** START Supplied data **

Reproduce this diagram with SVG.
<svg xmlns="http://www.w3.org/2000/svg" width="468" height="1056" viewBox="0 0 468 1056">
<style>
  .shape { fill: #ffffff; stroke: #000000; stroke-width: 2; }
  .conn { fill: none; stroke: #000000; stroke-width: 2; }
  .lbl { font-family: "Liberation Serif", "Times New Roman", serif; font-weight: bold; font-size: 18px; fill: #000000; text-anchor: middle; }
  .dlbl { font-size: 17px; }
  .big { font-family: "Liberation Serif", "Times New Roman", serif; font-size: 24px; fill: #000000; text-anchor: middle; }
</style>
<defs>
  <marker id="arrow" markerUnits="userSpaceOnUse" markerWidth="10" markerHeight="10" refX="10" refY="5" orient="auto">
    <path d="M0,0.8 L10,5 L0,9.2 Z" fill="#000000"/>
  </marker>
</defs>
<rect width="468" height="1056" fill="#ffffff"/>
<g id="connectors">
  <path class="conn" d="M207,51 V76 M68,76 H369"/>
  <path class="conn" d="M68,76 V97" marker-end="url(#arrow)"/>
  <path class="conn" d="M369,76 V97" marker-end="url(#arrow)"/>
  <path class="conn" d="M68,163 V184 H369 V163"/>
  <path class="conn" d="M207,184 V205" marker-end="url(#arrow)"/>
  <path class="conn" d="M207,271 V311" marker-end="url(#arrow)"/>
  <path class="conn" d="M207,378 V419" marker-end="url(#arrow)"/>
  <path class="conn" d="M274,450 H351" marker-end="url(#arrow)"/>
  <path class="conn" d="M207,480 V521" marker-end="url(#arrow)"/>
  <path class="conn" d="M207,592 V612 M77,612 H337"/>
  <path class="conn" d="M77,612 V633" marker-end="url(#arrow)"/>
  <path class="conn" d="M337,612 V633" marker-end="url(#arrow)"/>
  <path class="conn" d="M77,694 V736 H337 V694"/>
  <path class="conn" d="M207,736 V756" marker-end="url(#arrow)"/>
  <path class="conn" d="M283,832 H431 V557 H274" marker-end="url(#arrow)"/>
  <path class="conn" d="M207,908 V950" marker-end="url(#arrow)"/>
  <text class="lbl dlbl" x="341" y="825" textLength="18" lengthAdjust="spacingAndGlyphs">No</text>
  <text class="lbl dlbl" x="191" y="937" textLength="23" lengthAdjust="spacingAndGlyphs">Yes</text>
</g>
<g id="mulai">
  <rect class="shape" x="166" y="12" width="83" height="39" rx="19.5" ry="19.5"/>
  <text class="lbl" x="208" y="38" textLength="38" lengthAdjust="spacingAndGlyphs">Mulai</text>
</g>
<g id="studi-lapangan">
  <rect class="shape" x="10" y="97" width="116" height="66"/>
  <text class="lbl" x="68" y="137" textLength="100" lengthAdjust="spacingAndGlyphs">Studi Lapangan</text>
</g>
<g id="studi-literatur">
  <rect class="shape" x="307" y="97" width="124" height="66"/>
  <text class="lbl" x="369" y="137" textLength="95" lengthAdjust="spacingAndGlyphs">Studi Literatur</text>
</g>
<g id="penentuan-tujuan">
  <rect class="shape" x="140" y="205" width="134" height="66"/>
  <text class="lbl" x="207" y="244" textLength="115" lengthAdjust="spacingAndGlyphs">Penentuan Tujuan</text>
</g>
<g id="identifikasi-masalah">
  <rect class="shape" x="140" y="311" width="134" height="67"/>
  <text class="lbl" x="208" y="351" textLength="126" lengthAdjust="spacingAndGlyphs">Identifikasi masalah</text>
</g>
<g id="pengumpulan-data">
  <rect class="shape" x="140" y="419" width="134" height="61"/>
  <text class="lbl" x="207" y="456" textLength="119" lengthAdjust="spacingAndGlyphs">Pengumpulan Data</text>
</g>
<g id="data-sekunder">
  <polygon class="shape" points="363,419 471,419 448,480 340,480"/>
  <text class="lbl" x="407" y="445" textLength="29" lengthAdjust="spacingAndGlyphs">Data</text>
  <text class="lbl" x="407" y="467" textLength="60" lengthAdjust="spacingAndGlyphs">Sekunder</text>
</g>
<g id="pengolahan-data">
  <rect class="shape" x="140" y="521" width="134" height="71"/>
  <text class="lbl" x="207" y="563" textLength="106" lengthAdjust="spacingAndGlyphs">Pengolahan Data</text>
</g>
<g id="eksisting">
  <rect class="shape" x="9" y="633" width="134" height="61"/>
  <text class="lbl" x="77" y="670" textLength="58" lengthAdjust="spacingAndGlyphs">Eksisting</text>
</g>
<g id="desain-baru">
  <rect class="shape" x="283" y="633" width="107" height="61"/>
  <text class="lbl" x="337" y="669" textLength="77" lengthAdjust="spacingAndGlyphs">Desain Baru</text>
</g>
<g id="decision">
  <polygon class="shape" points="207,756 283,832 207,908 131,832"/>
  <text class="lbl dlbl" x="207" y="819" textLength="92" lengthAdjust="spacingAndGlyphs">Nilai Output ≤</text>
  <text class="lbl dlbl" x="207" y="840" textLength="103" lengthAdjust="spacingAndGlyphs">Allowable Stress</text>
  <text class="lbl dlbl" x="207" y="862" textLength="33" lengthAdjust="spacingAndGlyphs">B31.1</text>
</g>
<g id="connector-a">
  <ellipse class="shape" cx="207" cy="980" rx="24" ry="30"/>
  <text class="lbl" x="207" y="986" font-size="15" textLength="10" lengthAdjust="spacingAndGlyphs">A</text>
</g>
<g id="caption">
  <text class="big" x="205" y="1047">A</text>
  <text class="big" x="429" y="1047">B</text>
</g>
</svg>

** END Supplied data **

» **Aim**
Without changing a word, restate the whole listing.

» **Problem solution**
Reproduce this diagram with SVG.
<svg xmlns="http://www.w3.org/2000/svg" width="468" height="1056" viewBox="0 0 468 1056">
<style>
  .shape { fill: #ffffff; stroke: #000000; stroke-width: 2; }
  .conn { fill: none; stroke: #000000; stroke-width: 2; }
  .lbl { font-family: "Liberation Serif", "Times New Roman", serif; font-weight: bold; font-size: 18px; fill: #000000; text-anchor: middle; }
  .dlbl { font-size: 17px; }
  .big { font-family: "Liberation Serif", "Times New Roman", serif; font-size: 24px; fill: #000000; text-anchor: middle; }
</style>
<defs>
  <marker id="arrow" markerUnits="userSpaceOnUse" markerWidth="10" markerHeight="10" refX="10" refY="5" orient="auto">
    <path d="M0,0.8 L10,5 L0,9.2 Z" fill="#000000"/>
  </marker>
</defs>
<rect width="468" height="1056" fill="#ffffff"/>
<g id="connectors">
  <path class="conn" d="M207,51 V76 M68,76 H369"/>
  <path class="conn" d="M68,76 V97" marker-end="url(#arrow)"/>
  <path class="conn" d="M369,76 V97" marker-end="url(#arrow)"/>
  <path class="conn" d="M68,163 V184 H369 V163"/>
  <path class="conn" d="M207,184 V205" marker-end="url(#arrow)"/>
  <path class="conn" d="M207,271 V311" marker-end="url(#arrow)"/>
  <path class="conn" d="M207,378 V419" marker-end="url(#arrow)"/>
  <path class="conn" d="M274,450 H351" marker-end="url(#arrow)"/>
  <path class="conn" d="M207,480 V521" marker-end="url(#arrow)"/>
  <path class="conn" d="M207,592 V612 M77,612 H337"/>
  <path class="conn" d="M77,612 V633" marker-end="url(#arrow)"/>
  <path class="conn" d="M337,612 V633" marker-end="url(#arrow)"/>
  <path class="conn" d="M77,694 V736 H337 V694"/>
  <path class="conn" d="M207,736 V756" marker-end="url(#arrow)"/>
  <path class="conn" d="M283,832 H431 V557 H274" marker-end="url(#arrow)"/>
  <path class="conn" d="M207,908 V950" marker-end="url(#arrow)"/>
  <text class="lbl dlbl" x="341" y="825" textLength="18" lengthAdjust="spacingAndGlyphs">No</text>
  <text class="lbl dlbl" x="191" y="937" textLength="23" lengthAdjust="spacingAndGlyphs">Yes</text>
</g>
<g id="mulai">
  <rect class="shape" x="166" y="12" width="83" height="39" rx="19.5" ry="19.5"/>
  <text class="lbl" x="208" y="38" textLength="38" lengthAdjust="spacingAndGlyphs">Mulai</text>
</g>
<g id="studi-lapangan">
  <rect class="shape" x="10" y="97" width="116" height="66"/>
  <text class="lbl" x="68" y="137" textLength="100" lengthAdjust="spacingAndGlyphs">Studi Lapangan</text>
</g>
<g id="studi-literatur">
  <rect class="shape" x="307" y="97" width="124" height="66"/>
  <text class="lbl" x="369" y="137" textLength="95" lengthAdjust="spacingAndGlyphs">Studi Literatur</text>
</g>
<g id="penentuan-tujuan">
  <rect class="shape" x="140" y="205" width="134" height="66"/>
  <text class="lbl" x="207" y="244" textLength="115" lengthAdjust="spacingAndGlyphs">Penentuan Tujuan</text>
</g>
<g id="identifikasi-masalah">
  <rect class="shape" x="140" y="311" width="134" height="67"/>
  <text class="lbl" x="208" y="351" textLength="126" lengthAdjust="spacingAndGlyphs">Identifikasi masalah</text>
</g>
<g id="pengumpulan-data">
  <rect class="shape" x="140" y="419" width="134" height="61"/>
  <text class="lbl" x="207" y="456" textLength="119" lengthAdjust="spacingAndGlyphs">Pengumpulan Data</text>
</g>
<g id="data-sekunder">
  <polygon class="shape" points="363,419 471,419 448,480 340,480"/>
  <text class="lbl" x="407" y="445" textLength="29" lengthAdjust="spacingAndGlyphs">Data</text>
  <text class="lbl" x="407" y="467" textLength="60" lengthAdjust="spacingAndGlyphs">Sekunder</text>
</g>
<g id="pengolahan-data">
  <rect class="shape" x="140" y="521" width="134" height="71"/>
  <text class="lbl" x="207" y="563" textLength="106" lengthAdjust="spacingAndGlyphs">Pengolahan Data</text>
</g>
<g id="eksisting">
  <rect class="shape" x="9" y="633" width="134" height="61"/>
  <text class="lbl" x="77" y="670" textLength="58" lengthAdjust="spacingAndGlyphs">Eksisting</text>
</g>
<g id="desain-baru">
  <rect class="shape" x="283" y="633" width="107" height="61"/>
  <text class="lbl" x="337" y="669" textLength="77" lengthAdjust="spacingAndGlyphs">Desain Baru</text>
</g>
<g id="decision">
  <polygon class="shape" points="207,756 283,832 207,908 131,832"/>
  <text class="lbl dlbl" x="207" y="819" textLength="92" lengthAdjust="spacingAndGlyphs">Nilai Output ≤</text>
  <text class="lbl dlbl" x="207" y="840" textLength="103" lengthAdjust="spacingAndGlyphs">Allowable Stress</text>
  <text class="lbl dlbl" x="207" y="862" textLength="33" lengthAdjust="spacingAndGlyphs">B31.1</text>
</g>
<g id="connector-a">
  <ellipse class="shape" cx="207" cy="980" rx="24" ry="30"/>
  <text class="lbl" x="207" y="986" font-size="15" textLength="10" lengthAdjust="spacingAndGlyphs">A</text>
</g>
<g id="caption">
  <text class="big" x="205" y="1047">A</text>
  <text class="big" x="429" y="1047">B</text>
</g>
</svg>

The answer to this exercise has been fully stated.